TASK DESCRIPTION: Below are records; reproduce exactly the lines from the one that has "Give me the" through the one that has "import seaborn as sns", ends included, and nothing more.

PROVIDED RECORDS:
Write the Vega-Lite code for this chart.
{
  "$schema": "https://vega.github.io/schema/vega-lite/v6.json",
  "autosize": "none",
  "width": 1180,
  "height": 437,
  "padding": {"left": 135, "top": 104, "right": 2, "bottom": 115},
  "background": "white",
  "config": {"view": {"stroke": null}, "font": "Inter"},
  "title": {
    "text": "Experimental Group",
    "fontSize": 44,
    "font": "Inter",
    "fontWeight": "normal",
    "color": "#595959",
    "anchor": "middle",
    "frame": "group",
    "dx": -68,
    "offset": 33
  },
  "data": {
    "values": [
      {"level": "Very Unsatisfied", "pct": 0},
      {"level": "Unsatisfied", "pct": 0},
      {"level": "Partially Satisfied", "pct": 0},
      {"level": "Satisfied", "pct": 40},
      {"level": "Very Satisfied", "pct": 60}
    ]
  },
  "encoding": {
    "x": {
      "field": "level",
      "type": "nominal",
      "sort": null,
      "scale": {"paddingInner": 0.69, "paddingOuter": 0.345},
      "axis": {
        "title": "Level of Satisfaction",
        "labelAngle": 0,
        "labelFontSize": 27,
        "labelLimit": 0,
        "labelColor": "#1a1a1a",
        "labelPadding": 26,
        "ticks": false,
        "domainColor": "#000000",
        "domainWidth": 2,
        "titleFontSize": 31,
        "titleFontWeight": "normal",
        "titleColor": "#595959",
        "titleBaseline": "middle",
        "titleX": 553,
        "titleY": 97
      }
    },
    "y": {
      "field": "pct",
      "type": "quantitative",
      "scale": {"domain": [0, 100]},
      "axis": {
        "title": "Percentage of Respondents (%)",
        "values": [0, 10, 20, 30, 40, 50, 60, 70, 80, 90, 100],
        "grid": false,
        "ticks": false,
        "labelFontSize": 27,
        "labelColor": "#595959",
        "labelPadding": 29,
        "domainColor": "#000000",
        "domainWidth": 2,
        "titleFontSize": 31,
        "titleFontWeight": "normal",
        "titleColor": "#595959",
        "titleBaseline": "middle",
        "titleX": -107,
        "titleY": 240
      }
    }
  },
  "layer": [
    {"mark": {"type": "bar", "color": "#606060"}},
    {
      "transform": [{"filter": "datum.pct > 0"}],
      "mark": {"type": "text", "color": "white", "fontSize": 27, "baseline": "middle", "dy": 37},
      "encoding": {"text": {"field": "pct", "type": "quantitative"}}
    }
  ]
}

...

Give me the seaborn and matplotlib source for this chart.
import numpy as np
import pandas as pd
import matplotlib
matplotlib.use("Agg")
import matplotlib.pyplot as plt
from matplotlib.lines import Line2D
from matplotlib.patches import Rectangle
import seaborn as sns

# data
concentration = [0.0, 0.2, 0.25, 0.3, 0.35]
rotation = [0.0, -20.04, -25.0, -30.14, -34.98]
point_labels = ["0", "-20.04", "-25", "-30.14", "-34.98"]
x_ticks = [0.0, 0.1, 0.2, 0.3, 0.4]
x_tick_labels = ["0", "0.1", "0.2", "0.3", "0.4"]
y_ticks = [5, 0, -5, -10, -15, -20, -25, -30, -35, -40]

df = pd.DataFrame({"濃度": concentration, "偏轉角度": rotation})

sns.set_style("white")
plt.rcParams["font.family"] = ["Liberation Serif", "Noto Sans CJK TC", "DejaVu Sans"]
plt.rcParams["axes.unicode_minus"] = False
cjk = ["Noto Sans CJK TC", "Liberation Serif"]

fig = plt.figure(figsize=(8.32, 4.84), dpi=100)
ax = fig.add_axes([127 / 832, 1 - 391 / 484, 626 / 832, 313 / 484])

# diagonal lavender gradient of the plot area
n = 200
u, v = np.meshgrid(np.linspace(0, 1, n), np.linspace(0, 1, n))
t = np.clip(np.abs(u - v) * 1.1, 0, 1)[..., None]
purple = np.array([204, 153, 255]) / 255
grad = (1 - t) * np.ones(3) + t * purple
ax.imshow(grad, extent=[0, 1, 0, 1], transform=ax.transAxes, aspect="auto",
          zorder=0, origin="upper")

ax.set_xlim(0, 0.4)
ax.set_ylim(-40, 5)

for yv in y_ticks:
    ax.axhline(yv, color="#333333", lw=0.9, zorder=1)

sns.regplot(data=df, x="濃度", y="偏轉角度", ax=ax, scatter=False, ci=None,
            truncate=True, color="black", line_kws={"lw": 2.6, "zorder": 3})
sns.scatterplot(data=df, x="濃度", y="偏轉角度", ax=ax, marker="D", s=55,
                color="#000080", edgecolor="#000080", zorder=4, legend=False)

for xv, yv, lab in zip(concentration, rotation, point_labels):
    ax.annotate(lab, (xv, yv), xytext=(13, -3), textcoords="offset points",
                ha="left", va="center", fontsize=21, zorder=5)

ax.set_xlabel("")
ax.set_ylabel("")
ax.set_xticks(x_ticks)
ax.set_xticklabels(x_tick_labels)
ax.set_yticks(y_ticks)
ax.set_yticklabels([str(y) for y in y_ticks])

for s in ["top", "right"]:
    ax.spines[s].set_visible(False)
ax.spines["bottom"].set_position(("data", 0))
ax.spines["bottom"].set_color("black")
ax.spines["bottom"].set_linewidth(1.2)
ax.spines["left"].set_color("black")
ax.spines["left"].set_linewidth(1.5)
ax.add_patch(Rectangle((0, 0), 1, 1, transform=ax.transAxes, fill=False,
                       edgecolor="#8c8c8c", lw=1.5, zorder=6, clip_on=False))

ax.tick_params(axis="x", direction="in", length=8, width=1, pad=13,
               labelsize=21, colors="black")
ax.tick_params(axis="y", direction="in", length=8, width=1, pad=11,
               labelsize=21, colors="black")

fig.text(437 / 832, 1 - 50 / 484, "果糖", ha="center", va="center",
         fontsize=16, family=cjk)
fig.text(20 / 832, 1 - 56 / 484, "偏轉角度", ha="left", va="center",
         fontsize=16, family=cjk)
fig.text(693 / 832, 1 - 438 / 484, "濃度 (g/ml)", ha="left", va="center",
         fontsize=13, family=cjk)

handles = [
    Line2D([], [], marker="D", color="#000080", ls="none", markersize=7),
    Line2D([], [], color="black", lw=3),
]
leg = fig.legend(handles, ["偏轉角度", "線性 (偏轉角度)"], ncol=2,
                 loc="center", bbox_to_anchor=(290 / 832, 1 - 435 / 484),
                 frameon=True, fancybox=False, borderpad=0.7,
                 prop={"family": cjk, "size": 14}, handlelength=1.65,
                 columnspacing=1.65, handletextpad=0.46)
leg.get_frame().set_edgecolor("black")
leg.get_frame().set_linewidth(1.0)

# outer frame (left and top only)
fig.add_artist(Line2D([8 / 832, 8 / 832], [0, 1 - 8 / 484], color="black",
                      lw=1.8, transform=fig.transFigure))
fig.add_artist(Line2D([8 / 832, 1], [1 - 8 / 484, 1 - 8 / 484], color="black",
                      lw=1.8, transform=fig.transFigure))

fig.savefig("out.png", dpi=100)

---

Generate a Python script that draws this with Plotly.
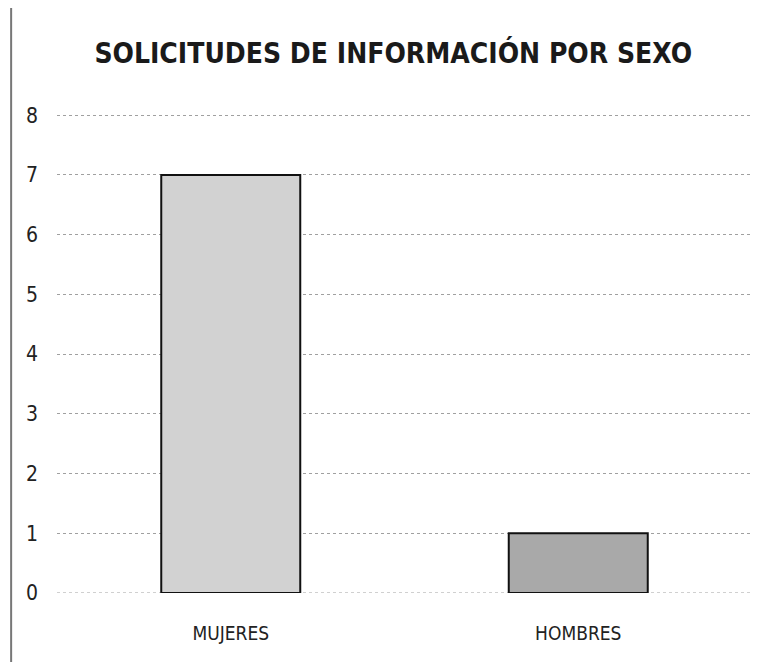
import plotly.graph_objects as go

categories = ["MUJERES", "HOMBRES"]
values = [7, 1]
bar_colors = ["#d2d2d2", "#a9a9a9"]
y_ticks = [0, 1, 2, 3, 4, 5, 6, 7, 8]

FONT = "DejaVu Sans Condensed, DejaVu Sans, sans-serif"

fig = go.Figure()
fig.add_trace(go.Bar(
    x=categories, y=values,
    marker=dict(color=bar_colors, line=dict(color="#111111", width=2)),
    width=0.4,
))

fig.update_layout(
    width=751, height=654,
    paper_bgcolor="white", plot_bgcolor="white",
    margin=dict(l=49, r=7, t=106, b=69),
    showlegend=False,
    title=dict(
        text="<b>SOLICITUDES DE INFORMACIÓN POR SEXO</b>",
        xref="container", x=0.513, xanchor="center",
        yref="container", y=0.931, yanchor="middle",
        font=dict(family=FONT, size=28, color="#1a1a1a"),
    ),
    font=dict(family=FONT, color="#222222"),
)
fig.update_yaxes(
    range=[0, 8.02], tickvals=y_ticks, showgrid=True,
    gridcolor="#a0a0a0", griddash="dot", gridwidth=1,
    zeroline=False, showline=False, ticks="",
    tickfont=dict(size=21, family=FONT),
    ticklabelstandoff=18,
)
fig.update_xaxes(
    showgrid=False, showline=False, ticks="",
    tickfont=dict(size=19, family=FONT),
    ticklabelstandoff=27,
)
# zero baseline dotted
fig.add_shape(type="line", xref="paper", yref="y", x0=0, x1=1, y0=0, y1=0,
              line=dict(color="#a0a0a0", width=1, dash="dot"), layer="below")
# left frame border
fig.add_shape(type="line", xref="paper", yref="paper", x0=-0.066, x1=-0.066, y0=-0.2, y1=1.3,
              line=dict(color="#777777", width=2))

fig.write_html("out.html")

TASK RESULT:
Give me the seaborn and matplotlib source for this chart.
import numpy as np
import pandas as pd
import matplotlib
matplotlib.use("Agg")
import matplotlib.pyplot as plt
from matplotlib.lines import Line2D
from matplotlib.patches import Rectangle
import seaborn as sns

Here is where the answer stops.